#### Exercise prompt
Pictures are not part of the copy. Retype the lines from the first one through the line that contains "return (H - B - y) / ph".

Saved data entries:
****************

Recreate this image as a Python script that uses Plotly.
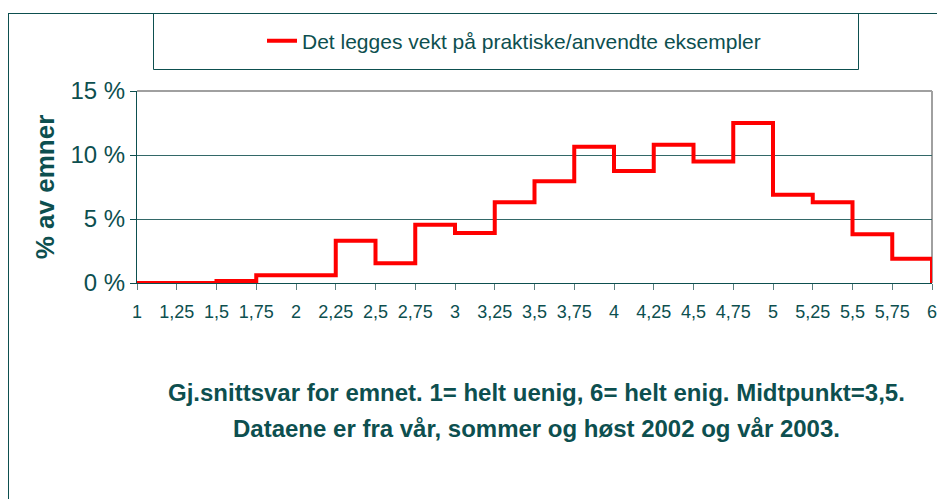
import plotly.graph_objects as go

# average score per subject, bin starts (1-6 scale) and share of subjects in %
bin_start = [1, 1.25, 1.5, 1.75, 2, 2.25, 2.5, 2.75, 3, 3.25,
             3.5, 3.75, 4, 4.25, 4.5, 4.75, 5, 5.25, 5.5, 5.75]
pct = [0, 0, 0.15, 0.6, 0.6, 3.3, 1.55, 4.55, 3.9, 6.3,
       7.95, 10.65, 8.75, 10.8, 9.5, 12.5, 6.9, 6.3, 3.8, 1.9]
x_end = 6

series_name = "Det legges vekt på praktiske/anvendte eksempler"
y_title = "% av emner"
note_lines = ["Gj.snittsvar for emnet. 1= helt uenig, 6= helt enig. Midtpunkt=3,5.",
              "Dataene er fra vår, sommer og høst 2002 og vår 2003."]

TEAL = "#0d4f4f"
GRID = "#336868"
FONT = "Liberation Sans, Arial"

W, H = 937, 499
L, R, T, B = 137, 5, 91, 216
pw, ph = W - L - R, H - T - B


def px(x):  # pixel -> paper x
    return (x - L) / pw


def py(y):  # pixel -> paper y
    return (H - B - y) / ph


fig = go.Figure()
fig.add_trace(go.Scatter(
    x=bin_start + [x_end], y=pct + [0],
    mode="lines", line=dict(color="#ff0000", width=4, shape="hv"),
    name=series_name, showlegend=True, cliponaxis=False,
))

fig.update_layout(
    width=W, height=H,
    margin=dict(l=L, r=R, t=T, b=B, autoexpand=False),
    paper_bgcolor="white", plot_bgcolor="white",
    separators=", ",
    showlegend=True,
    legend=dict(
        x=px(262), y=py(41), xanchor="left", yanchor="middle",
        orientation="h", bgcolor="rgba(0,0,0,0)",
        font=dict(family=FONT, size=21, color=TEAL),
    ),
    xaxis=dict(
        range=[1, 6], dtick=0.25, tick0=1,
        showgrid=False, zeroline=False,
        showline=True, linecolor=TEAL, linewidth=1,
        ticks="outside", ticklen=6, tickcolor="#5a8080",
        ticklabelstandoff=6, ticklabeloverflow="allow",
        tickfont=dict(family=FONT, size=18, color=TEAL),
    ),
    yaxis=dict(
        range=[0, 15], dtick=5, ticksuffix=" %",
        showgrid=True, gridcolor=GRID, gridwidth=1, zeroline=False,
        showline=True, linecolor=TEAL, linewidth=1,
        ticks="outside", ticklen=6, tickcolor=TEAL,
        tickfont=dict(family=FONT, size=24, color=TEAL),
        title=dict(text=y_title, standoff=8,
                   font=dict(family=FONT, size=26, color=TEAL, weight="bold")),
    ),
    shapes=[
        # plot frame top/right in grey
        dict(type="line", xref="paper", yref="paper", x0=0, x1=1, y0=1, y1=1,
             line=dict(color="#a0a0a0", width=2)),
        dict(type="line", xref="paper", yref="paper", x0=1, x1=1, y0=0, y1=1,
             line=dict(color="#a0a0a0", width=2), layer="below"),
        # outer chart border
        dict(type="line", xref="paper", yref="paper", x0=px(8.5), x1=px(8.5), y0=py(13), y1=py(505),
             line=dict(color=TEAL, width=1)),
        dict(type="line", xref="paper", yref="paper", x0=px(8), x1=px(945), y0=py(13.5), y1=py(13.5),
             line=dict(color=TEAL, width=1)),
        # legend box
        dict(type="rect", xref="paper", yref="paper", x0=px(153.5), x1=px(858.5), y0=py(13.5), y1=py(69.5),
             line=dict(color=TEAL, width=1)),
    ],
    annotations=[
        dict(text=t, xref="paper", yref="paper", x=px(536), y=py(yc),
             xanchor="center", yanchor="middle", showarrow=False,
             font=dict(family=FONT, size=24, color=TEAL, weight="bold"))
        for t, yc in zip(note_lines, [392, 428])
    ],
)

# drop the default 8px page margin so the figure fills the window exactly
fig.write_html("out.html", config={"displayModeBar": False},
               post_script="document.body.style.margin='0';document.body.style.overflow='hidden';")
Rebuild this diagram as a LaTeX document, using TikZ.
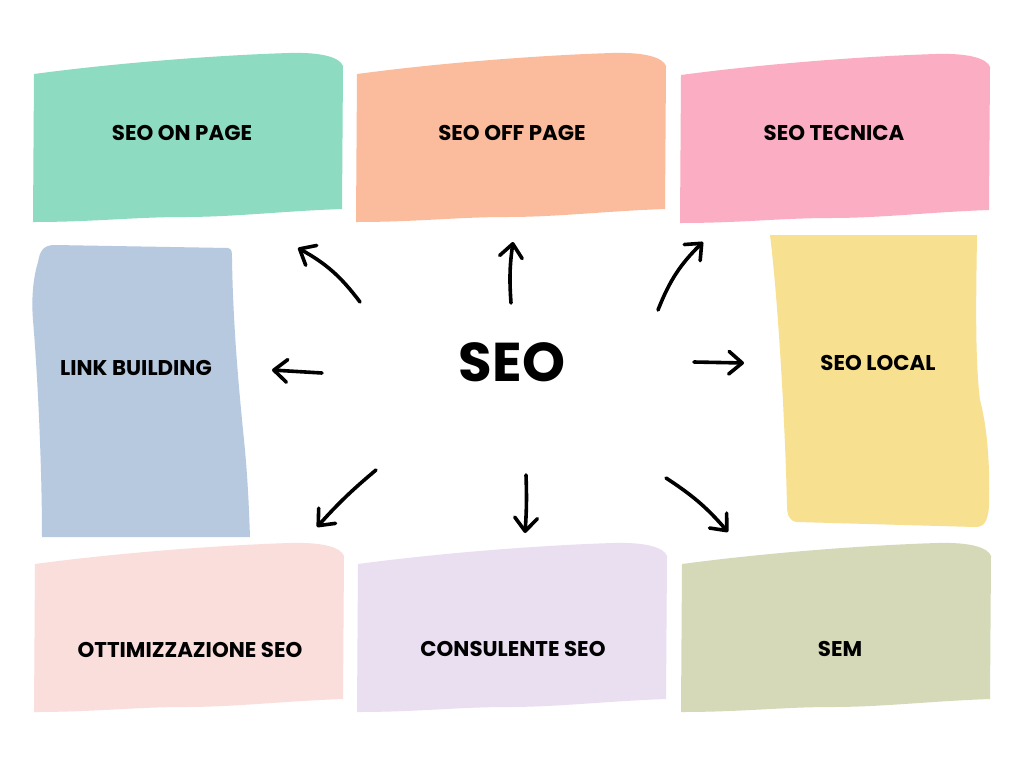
\documentclass[tikz,border=0pt]{standalone}
\usepackage{fontspec}
\newfontfamily\lblfont{Poppins}
\usetikzlibrary{arrows.meta}
\definecolor{cgreen}{HTML}{8DDBC0}
\definecolor{cpeach}{HTML}{FBBC9E}
\definecolor{cpink}{HTML}{FBAEC3}
\definecolor{cblue}{HTML}{B6C9DF}
\definecolor{cyellow}{HTML}{F7E191}
\definecolor{crose}{HTML}{F9DEDC}
\definecolor{clav}{HTML}{EADFF1}
\definecolor{csage}{HTML}{D5D9B8}
\newcommand\wavyrect[3]{%
  \fill[#1, shift={(#2,#3)}] (0,2) .. controls (90,-10) and (190,-17) .. (255,-19)
    .. controls (290,-20) and (306,-14) .. (309,-6) -- (308,137)
    .. controls (250,139) and (200,145) .. (150,145)
    .. controls (100,145) and (60,150) .. (-1,150) -- cycle;}
\tikzset{
  lbl/.style={font=\lblfont\bfseries\fontsize{16}{18}\selectfont, text=black, inner sep=0pt},
  arr/.style={line width=2.7pt, line cap=round, line join=round,
    -{Straight Barb[length=10pt,width=17pt,round]}},
}
\begin{document}
\begin{tikzpicture}[x=0.75pt,y=-0.75pt]
\useasboundingbox (0,0) rectangle (1024,768);
\fill[white] (0,0) rectangle (1024,768);
% top row
\wavyrect{cgreen}{34}{72}
\wavyrect{cpeach}{357}{72}
\wavyrect{cpink}{681}{73}
% bottom row
\wavyrect{crose}{35}{562}
\wavyrect{clav}{358}{562}
\wavyrect{csage}{682}{562}
% link building
\fill[cblue] (38,262) .. controls (40,250) and (44,245) .. (55,245) -- (228,248)
  .. controls (232,249) and (232,252) .. (232,258)
  .. controls (233,330) and (240,400) .. (244,440)
  .. controls (248,480) and (249,510) .. (250,537) -- (42,537)
  .. controls (42,470) and (38,380) .. (33,320)
  .. controls (31,295) and (34,275) .. (38,262) -- cycle;
% seo local
\fill[cyellow] (770,235) -- (977,235)
  .. controls (976,300) and (975,360) .. (980,400)
  .. controls (988,430) and (990,470) .. (989,505)
  .. controls (988,522) and (984,527) .. (975,527) -- (797,522)
  .. controls (789,521) and (787,515) .. (787,505)
  .. controls (785,420) and (778,300) .. (770,235) -- cycle;
% labels
\node[lbl] (onpage) at (182,133) {SEO ON PAGE};
\node[lbl] (offpage) at (512,133) {SEO OFF PAGE};
\node[lbl] (tecnica) at (834,133) {SEO TECNICA};
\node[lbl] (link) at (136,368) {LINK BUILDING};
\node[lbl] (local) at (878,363) {SEO LOCAL};
\node[lbl] (ottim) at (190,650) {OTTIMIZZAZIONE SEO};
\node[lbl] (consul) at (513,649) {CONSULENTE SEO};
\node[lbl] (sem) at (840,649) {SEM};
\node[font=\lblfont\bfseries\fontsize{41}{44}\selectfont, inner sep=0pt] (seo) at (512,362) {SEO};
% arrow end points
\coordinate (a1s) at (360,302); \coordinate (a1e) at (298,248);
\coordinate (a2s) at (511,303); \coordinate (a2e) at (513,242);
\coordinate (a3s) at (658,310); \coordinate (a3e) at (703,242);
\coordinate (a4s) at (322,373); \coordinate (a4e) at (272,370);
\coordinate (a5s) at (694,362); \coordinate (a5e) at (744,363);
\coordinate (a6s) at (376,470); \coordinate (a6e) at (317,527);
\coordinate (a7s) at (526,475); \coordinate (a7e) at (525,533);
\coordinate (a8s) at (666,478); \coordinate (a8e) at (728,532);
\draw[arr] (a1s) to[bend right=12] (a1e);
\draw[arr] (a2s) to[bend left=6] (a2e);
\draw[arr] (a3s) to[bend left=12] (a3e);
\draw[arr] (a4s) -- (a4e);
\draw[arr] (a5s) -- (a5e);
\draw[arr] (a6s) to[bend right=4] (a6e);
\draw[arr] (a7s) to[bend left=3] (a7e);
\draw[arr] (a8s) to[bend left=8] (a8e);
\end{tikzpicture}
\end{document}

****************

#### The completed task
Recreate this image as a Python script that uses Plotly.
import plotly.graph_objects as go

# average score per subject, bin starts (1-6 scale) and share of subjects in %
bin_start = [1, 1.25, 1.5, 1.75, 2, 2.25, 2.5, 2.75, 3, 3.25,
             3.5, 3.75, 4, 4.25, 4.5, 4.75, 5, 5.25, 5.5, 5.75]
pct = [0, 0, 0.15, 0.6, 0.6, 3.3, 1.55, 4.55, 3.9, 6.3,
       7.95, 10.65, 8.75, 10.8, 9.5, 12.5, 6.9, 6.3, 3.8, 1.9]
x_end = 6

series_name = "Det legges vekt på praktiske/anvendte eksempler"
y_title = "% av emner"
note_lines = ["Gj.snittsvar for emnet. 1= helt uenig, 6= helt enig. Midtpunkt=3,5.",
              "Dataene er fra vår, sommer og høst 2002 og vår 2003."]

TEAL = "#0d4f4f"
GRID = "#336868"
FONT = "Liberation Sans, Arial"

W, H = 937, 499
L, R, T, B = 137, 5, 91, 216
pw, ph = W - L - R, H - T - B


def px(x):  # pixel -> paper x
    return (x - L) / pw


def py(y):  # pixel -> paper y
    return (H - B - y) / ph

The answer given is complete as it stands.